**Exercise description:**
Copy out the listing that follows exactly, dropping every picture.
* Start Given information *
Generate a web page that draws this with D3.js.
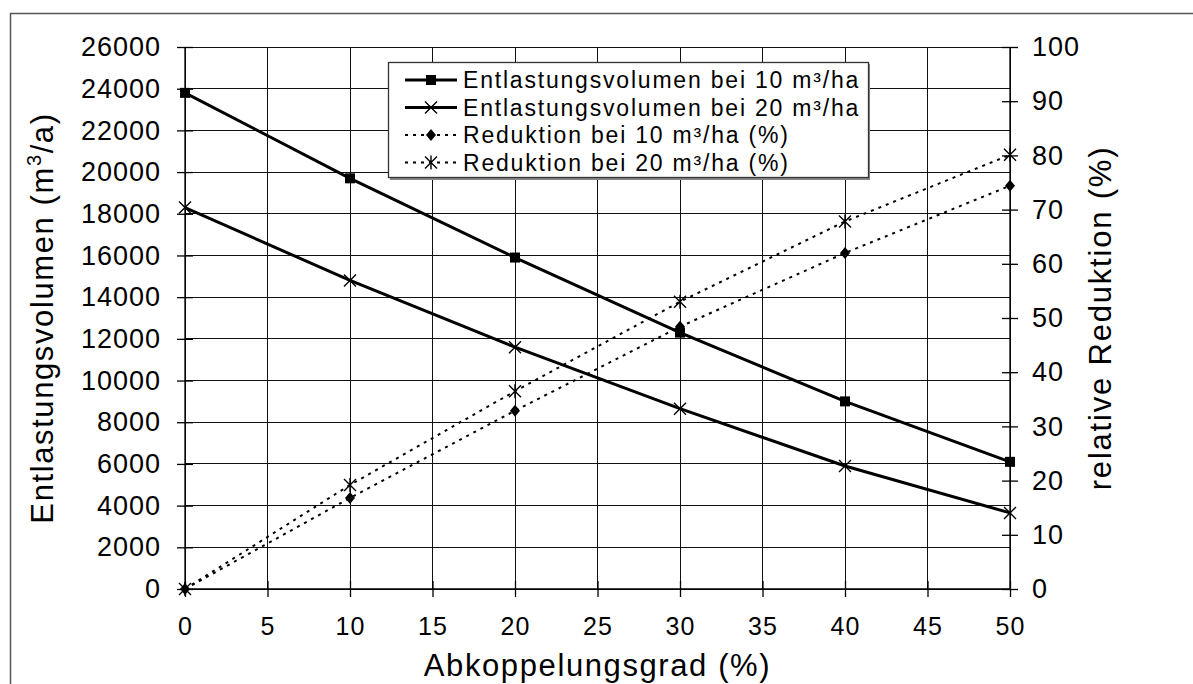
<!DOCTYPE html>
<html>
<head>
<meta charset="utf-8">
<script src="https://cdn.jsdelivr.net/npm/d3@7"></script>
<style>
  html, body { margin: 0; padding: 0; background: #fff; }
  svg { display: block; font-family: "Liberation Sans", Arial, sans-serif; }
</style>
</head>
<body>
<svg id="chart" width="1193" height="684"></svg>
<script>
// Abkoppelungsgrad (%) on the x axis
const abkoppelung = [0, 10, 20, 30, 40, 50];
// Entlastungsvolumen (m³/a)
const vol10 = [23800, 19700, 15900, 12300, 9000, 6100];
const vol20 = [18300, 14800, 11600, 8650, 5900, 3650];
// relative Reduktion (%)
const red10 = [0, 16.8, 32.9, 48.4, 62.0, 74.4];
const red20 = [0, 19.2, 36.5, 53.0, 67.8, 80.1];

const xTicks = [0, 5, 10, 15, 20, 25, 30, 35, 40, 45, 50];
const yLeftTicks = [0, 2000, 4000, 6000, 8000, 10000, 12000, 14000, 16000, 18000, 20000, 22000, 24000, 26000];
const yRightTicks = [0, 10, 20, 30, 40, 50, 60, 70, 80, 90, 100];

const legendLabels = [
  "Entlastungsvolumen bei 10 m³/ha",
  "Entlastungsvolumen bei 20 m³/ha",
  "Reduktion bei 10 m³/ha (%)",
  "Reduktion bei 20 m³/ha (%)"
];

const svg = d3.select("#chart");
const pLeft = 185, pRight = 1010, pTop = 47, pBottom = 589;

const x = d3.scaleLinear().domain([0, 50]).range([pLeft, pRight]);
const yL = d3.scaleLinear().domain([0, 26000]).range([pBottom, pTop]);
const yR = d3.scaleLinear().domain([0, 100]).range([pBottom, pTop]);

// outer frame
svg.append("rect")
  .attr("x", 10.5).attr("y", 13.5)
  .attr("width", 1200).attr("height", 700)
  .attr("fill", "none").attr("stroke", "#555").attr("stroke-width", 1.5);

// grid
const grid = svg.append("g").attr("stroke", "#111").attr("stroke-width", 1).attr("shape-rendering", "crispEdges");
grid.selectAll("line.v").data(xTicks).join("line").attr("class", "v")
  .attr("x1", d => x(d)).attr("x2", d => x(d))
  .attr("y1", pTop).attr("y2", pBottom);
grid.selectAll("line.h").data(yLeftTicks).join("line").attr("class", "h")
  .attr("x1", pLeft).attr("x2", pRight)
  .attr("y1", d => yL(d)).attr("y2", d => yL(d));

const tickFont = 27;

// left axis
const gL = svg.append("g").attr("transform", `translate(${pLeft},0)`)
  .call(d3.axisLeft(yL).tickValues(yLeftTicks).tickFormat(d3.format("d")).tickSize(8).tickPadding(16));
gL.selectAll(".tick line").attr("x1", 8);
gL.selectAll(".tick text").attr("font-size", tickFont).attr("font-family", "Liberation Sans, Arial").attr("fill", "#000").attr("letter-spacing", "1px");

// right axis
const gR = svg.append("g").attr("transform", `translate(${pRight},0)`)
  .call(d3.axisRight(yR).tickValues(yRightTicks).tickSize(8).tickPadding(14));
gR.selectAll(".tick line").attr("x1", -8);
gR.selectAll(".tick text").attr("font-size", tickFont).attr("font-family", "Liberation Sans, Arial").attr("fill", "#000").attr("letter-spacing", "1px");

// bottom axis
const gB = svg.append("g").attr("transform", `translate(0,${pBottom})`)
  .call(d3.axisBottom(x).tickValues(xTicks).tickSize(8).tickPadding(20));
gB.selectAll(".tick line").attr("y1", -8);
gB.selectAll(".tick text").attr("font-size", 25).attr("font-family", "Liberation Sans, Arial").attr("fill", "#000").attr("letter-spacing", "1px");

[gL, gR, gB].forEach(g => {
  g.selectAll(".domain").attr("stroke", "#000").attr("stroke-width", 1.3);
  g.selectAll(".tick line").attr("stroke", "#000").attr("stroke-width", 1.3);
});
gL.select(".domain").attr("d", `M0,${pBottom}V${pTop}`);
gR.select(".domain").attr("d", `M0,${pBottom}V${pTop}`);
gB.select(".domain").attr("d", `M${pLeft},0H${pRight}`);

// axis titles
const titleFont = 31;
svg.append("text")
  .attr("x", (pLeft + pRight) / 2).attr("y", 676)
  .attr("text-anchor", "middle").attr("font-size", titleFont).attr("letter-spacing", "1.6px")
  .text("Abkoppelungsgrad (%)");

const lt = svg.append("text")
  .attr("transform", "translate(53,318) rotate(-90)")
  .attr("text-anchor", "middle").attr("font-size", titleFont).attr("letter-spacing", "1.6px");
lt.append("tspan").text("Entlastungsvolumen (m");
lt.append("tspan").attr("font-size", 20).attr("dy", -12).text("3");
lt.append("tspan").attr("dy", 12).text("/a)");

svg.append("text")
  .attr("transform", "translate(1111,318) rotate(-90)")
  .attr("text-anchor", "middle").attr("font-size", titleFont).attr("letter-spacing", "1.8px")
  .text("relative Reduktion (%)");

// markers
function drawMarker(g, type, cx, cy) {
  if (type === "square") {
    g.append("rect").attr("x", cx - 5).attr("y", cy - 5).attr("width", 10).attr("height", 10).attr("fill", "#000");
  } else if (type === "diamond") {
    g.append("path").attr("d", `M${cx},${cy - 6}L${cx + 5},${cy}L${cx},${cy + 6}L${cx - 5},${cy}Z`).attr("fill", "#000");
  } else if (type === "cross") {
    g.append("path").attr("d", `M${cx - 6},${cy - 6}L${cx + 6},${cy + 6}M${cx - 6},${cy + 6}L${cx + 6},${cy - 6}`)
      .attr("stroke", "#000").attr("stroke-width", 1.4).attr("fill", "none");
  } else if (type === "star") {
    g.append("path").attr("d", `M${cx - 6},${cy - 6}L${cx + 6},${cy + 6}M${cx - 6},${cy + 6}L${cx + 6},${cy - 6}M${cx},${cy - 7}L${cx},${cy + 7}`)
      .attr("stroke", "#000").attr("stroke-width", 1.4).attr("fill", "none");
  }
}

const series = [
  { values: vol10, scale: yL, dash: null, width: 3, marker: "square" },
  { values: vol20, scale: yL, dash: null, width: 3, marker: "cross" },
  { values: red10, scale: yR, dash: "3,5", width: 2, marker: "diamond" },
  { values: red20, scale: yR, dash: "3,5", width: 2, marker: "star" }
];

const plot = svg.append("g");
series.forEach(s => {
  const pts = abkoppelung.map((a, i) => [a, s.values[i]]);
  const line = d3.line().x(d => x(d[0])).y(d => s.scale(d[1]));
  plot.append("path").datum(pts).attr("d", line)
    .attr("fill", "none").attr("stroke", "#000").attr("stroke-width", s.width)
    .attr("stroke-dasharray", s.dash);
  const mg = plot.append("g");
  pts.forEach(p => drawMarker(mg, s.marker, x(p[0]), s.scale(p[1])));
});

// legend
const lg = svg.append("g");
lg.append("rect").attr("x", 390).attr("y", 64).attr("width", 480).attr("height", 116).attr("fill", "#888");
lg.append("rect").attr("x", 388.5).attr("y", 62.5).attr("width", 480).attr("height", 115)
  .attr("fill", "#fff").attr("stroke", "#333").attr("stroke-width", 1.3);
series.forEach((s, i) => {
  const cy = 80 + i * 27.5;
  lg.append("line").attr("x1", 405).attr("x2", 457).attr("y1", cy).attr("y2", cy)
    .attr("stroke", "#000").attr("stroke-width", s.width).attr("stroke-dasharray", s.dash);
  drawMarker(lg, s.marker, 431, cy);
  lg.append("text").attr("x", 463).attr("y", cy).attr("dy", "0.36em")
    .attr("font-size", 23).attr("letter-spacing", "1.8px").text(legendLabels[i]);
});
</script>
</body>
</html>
* End Given information *
**Output below:**
Generate a web page that draws this with D3.js.
<!DOCTYPE html>
<html>
<head>
<meta charset="utf-8">
<script src="https://cdn.jsdelivr.net/npm/d3@7"></script>
<style>
  html, body { margin: 0; padding: 0; background: #fff; }
  svg { display: block; font-family: "Liberation Sans", Arial, sans-serif; }
</style>
</head>
<body>
<svg id="chart" width="1193" height="684"></svg>
<script>
// Abkoppelungsgrad (%) on the x axis
const abkoppelung = [0, 10, 20, 30, 40, 50];
// Entlastungsvolumen (m³/a)
const vol10 = [23800, 19700, 15900, 12300, 9000, 6100];
const vol20 = [18300, 14800, 11600, 8650, 5900, 3650];
// relative Reduktion (%)
const red10 = [0, 16.8, 32.9, 48.4, 62.0, 74.4];
const red20 = [0, 19.2, 36.5, 53.0, 67.8, 80.1];

const xTicks = [0, 5, 10, 15, 20, 25, 30, 35, 40, 45, 50];
const yLeftTicks = [0, 2000, 4000, 6000, 8000, 10000, 12000, 14000, 16000, 18000, 20000, 22000, 24000, 26000];
const yRightTicks = [0, 10, 20, 30, 40, 50, 60, 70, 80, 90, 100];

const legendLabels = [
  "Entlastungsvolumen bei 10 m³/ha",
  "Entlastungsvolumen bei 20 m³/ha",
  "Reduktion bei 10 m³/ha (%)",
  "Reduktion bei 20 m³/ha (%)"
];

const svg = d3.select("#chart");
const pLeft = 185, pRight = 1010, pTop = 47, pBottom = 589;

const x = d3.scaleLinear().domain([0, 50]).range([pLeft, pRight]);
const yL = d3.scaleLinear().domain([0, 26000]).range([pBottom, pTop]);
const yR = d3.scaleLinear().domain([0, 100]).range([pBottom, pTop]);

// outer frame
svg.append("rect")
  .attr("x", 10.5).attr("y", 13.5)
  .attr("width", 1200).attr("height", 700)
  .attr("fill", "none").attr("stroke", "#555").attr("stroke-width", 1.5);

// grid
const grid = svg.append("g").attr("stroke", "#111").attr("stroke-width", 1).attr("shape-rendering", "crispEdges");
grid.selectAll("line.v").data(xTicks).join("line").attr("class", "v")
  .attr("x1", d => x(d)).attr("x2", d => x(d))
  .attr("y1", pTop).attr("y2", pBottom);
grid.selectAll("line.h").data(yLeftTicks).join("line").attr("class", "h")
  .attr("x1", pLeft).attr("x2", pRight)
  .attr("y1", d => yL(d)).attr("y2", d => yL(d));

const tickFont = 27;

// left axis
const gL = svg.append("g").attr("transform", `translate(${pLeft},0)`)
  .call(d3.axisLeft(yL).tickValues(yLeftTicks).tickFormat(d3.format("d")).tickSize(8).tickPadding(16));
gL.selectAll(".tick line").attr("x1", 8);
gL.selectAll(".tick text").attr("font-size", tickFont).attr("font-family", "Liberation Sans, Arial").attr("fill", "#000").attr("letter-spacing", "1px");

// right axis
const gR = svg.append("g").attr("transform", `translate(${pRight},0)`)
  .call(d3.axisRight(yR).tickValues(yRightTicks).tickSize(8).tickPadding(14));
gR.selectAll(".tick line").attr("x1", -8);
gR.selectAll(".tick text").attr("font-size", tickFont).attr("font-family", "Liberation Sans, Arial").attr("fill", "#000").attr("letter-spacing", "1px");

// bottom axis
const gB = svg.append("g").attr("transform", `translate(0,${pBottom})`)
  .call(d3.axisBottom(x).tickValues(xTicks).tickSize(8).tickPadding(20));
gB.selectAll(".tick line").attr("y1", -8);
gB.selectAll(".tick text").attr("font-size", 25).attr("font-family", "Liberation Sans, Arial").attr("fill", "#000").attr("letter-spacing", "1px");

[gL, gR, gB].forEach(g => {
  g.selectAll(".domain").attr("stroke", "#000").attr("stroke-width", 1.3);
  g.selectAll(".tick line").attr("stroke", "#000").attr("stroke-width", 1.3);
});
gL.select(".domain").attr("d", `M0,${pBottom}V${pTop}`);
gR.select(".domain").attr("d", `M0,${pBottom}V${pTop}`);
gB.select(".domain").attr("d", `M${pLeft},0H${pRight}`);

// axis titles
const titleFont = 31;
svg.append("text")
  .attr("x", (pLeft + pRight) / 2).attr("y", 676)
  .attr("text-anchor", "middle").attr("font-size", titleFont).attr("letter-spacing", "1.6px")
  .text("Abkoppelungsgrad (%)");

const lt = svg.append("text")
  .attr("transform", "translate(53,318) rotate(-90)")
  .attr("text-anchor", "middle").attr("font-size", titleFont).attr("letter-spacing", "1.6px");
lt.append("tspan").text("Entlastungsvolumen (m");
lt.append("tspan").attr("font-size", 20).attr("dy", -12).text("3");
lt.append("tspan").attr("dy", 12).text("/a)");

svg.append("text")
  .attr("transform", "translate(1111,318) rotate(-90)")
  .attr("text-anchor", "middle").attr("font-size", titleFont).attr("letter-spacing", "1.8px")
  .text("relative Reduktion (%)");

// markers
function drawMarker(g, type, cx, cy) {
  if (type === "square") {
    g.append("rect").attr("x", cx - 5).attr("y", cy - 5).attr("width", 10).attr("height", 10).attr("fill", "#000");
  } else if (type === "diamond") {
    g.append("path").attr("d", `M${cx},${cy - 6}L${cx + 5},${cy}L${cx},${cy + 6}L${cx - 5},${cy}Z`).attr("fill", "#000");
  } else if (type === "cross") {
    g.append("path").attr("d", `M${cx - 6},${cy - 6}L${cx + 6},${cy + 6}M${cx - 6},${cy + 6}L${cx + 6},${cy - 6}`)
      .attr("stroke", "#000").attr("stroke-width", 1.4).attr("fill", "none");
  } else if (type === "star") {
    g.append("path").attr("d", `M${cx - 6},${cy - 6}L${cx + 6},${cy + 6}M${cx - 6},${cy + 6}L${cx + 6},${cy - 6}M${cx},${cy - 7}L${cx},${cy + 7}`)
      .attr("stroke", "#000").attr("stroke-width", 1.4).attr("fill", "none");
  }
}

const series = [
  { values: vol10, scale: yL, dash: null, width: 3, marker: "square" },
  { values: vol20, scale: yL, dash: null, width: 3, marker: "cross" },
  { values: red10, scale: yR, dash: "3,5", width: 2, marker: "diamond" },
  { values: red20, scale: yR, dash: "3,5", width: 2, marker: "star" }
];

const plot = svg.append("g");
series.forEach(s => {
  const pts = abkoppelung.map((a, i) => [a, s.values[i]]);
  const line = d3.line().x(d => x(d[0])).y(d => s.scale(d[1]));
  plot.append("path").datum(pts).attr("d", line)
    .attr("fill", "none").attr("stroke", "#000").attr("stroke-width", s.width)
    .attr("stroke-dasharray", s.dash);
  const mg = plot.append("g");
  pts.forEach(p => drawMarker(mg, s.marker, x(p[0]), s.scale(p[1])));
});

// legend
const lg = svg.append("g");
lg.append("rect").attr("x", 390).attr("y", 64).attr("width", 480).attr("height", 116).attr("fill", "#888");
lg.append("rect").attr("x", 388.5).attr("y", 62.5).attr("width", 480).attr("height", 115)
  .attr("fill", "#fff").attr("stroke", "#333").attr("stroke-width", 1.3);
series.forEach((s, i) => {
  const cy = 80 + i * 27.5;
  lg.append("line").attr("x1", 405).attr("x2", 457).attr("y1", cy).attr("y2", cy)
    .attr("stroke", "#000").attr("stroke-width", s.width).attr("stroke-dasharray", s.dash);
  drawMarker(lg, s.marker, 431, cy);
  lg.append("text").attr("x", 463).attr("y", cy).attr("dy", "0.36em")
    .attr("font-size", 23).attr("letter-spacing", "1.8px").text(legendLabels[i]);
});
</script>
</body>
</html>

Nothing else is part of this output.